(Stored data entries)
· · ·

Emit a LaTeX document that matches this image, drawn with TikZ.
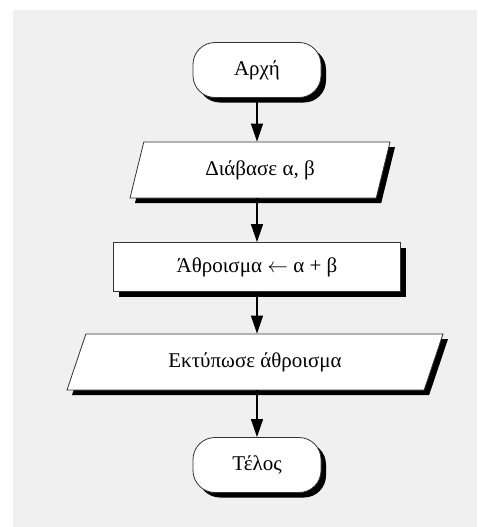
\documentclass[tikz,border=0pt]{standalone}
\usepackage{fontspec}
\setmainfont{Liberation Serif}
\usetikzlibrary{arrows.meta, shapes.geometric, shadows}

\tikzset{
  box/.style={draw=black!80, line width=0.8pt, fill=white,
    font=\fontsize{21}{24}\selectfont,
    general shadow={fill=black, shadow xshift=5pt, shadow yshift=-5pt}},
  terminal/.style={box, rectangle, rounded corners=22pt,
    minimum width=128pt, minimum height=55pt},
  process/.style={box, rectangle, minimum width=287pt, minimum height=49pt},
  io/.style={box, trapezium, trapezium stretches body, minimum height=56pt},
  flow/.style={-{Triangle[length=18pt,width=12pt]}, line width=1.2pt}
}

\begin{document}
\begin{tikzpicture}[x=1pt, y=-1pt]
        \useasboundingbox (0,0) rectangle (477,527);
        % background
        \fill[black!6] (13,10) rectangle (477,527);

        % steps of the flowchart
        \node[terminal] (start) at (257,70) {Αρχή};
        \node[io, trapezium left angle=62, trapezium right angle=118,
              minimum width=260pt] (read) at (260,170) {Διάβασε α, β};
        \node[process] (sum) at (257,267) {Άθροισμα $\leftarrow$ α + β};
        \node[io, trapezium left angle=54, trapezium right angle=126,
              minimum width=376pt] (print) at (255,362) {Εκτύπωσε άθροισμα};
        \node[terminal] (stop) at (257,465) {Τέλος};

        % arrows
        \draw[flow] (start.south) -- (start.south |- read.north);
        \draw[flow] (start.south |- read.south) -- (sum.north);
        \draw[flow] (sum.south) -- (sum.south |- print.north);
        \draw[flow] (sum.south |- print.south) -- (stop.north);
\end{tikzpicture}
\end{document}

· · ·

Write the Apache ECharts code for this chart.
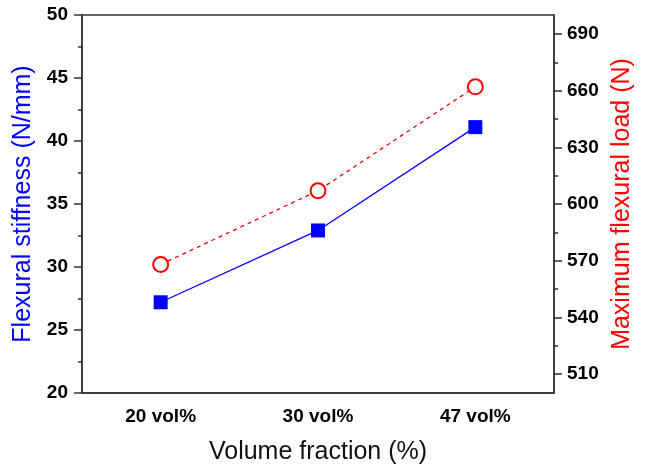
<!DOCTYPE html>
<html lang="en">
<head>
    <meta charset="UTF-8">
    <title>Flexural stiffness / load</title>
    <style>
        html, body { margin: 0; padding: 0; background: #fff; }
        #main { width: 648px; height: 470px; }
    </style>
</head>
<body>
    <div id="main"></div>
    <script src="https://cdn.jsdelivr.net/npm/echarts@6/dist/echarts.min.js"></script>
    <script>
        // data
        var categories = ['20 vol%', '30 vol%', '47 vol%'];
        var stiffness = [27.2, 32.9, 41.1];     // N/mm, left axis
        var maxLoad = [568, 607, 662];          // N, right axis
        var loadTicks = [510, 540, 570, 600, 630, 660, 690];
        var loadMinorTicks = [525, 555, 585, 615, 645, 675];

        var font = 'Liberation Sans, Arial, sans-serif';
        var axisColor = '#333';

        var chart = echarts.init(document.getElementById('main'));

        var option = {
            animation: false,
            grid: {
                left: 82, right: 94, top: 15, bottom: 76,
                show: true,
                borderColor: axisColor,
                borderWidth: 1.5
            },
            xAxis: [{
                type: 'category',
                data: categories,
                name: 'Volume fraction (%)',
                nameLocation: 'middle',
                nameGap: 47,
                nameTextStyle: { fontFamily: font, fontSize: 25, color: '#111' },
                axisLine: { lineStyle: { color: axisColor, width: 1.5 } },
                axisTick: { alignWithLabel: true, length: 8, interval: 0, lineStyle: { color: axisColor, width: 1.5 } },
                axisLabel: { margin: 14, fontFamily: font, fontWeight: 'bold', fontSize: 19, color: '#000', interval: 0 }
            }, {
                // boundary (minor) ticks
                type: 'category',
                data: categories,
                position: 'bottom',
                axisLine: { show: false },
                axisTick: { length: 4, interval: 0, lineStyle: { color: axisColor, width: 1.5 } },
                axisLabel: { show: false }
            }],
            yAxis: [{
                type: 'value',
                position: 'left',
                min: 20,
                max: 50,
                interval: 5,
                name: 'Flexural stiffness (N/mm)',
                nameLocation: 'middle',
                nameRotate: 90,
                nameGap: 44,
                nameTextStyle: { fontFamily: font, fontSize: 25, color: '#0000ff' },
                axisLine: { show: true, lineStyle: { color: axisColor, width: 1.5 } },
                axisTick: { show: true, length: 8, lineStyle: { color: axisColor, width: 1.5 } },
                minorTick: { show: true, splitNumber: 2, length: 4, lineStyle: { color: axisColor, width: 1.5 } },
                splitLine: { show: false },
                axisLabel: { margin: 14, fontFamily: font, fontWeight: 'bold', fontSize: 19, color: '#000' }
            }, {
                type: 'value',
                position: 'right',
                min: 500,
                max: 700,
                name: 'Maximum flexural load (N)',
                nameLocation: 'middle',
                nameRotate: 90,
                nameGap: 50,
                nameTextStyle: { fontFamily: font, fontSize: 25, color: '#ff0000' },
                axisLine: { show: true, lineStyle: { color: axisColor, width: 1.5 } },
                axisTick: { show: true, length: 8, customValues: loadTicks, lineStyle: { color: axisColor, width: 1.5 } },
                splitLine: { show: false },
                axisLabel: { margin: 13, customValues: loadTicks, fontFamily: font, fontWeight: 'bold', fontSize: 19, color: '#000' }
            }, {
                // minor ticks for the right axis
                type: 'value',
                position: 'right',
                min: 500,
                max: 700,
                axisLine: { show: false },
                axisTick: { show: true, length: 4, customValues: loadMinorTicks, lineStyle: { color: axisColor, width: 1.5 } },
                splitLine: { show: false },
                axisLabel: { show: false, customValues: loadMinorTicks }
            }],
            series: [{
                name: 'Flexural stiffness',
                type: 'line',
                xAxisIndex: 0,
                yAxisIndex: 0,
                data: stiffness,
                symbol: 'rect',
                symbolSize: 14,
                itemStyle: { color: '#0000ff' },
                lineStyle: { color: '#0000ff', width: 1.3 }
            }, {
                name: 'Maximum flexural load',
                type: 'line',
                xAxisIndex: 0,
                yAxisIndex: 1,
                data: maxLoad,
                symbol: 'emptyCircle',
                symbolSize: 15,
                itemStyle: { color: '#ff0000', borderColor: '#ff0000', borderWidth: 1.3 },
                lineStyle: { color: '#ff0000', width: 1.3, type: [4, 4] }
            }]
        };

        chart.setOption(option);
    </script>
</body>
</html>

· · ·

EXERCISE PROMPT:
Of the lines in the data, how many hold the string "this"? State the number, nothing else.

EXERCISE OUTPUT:
2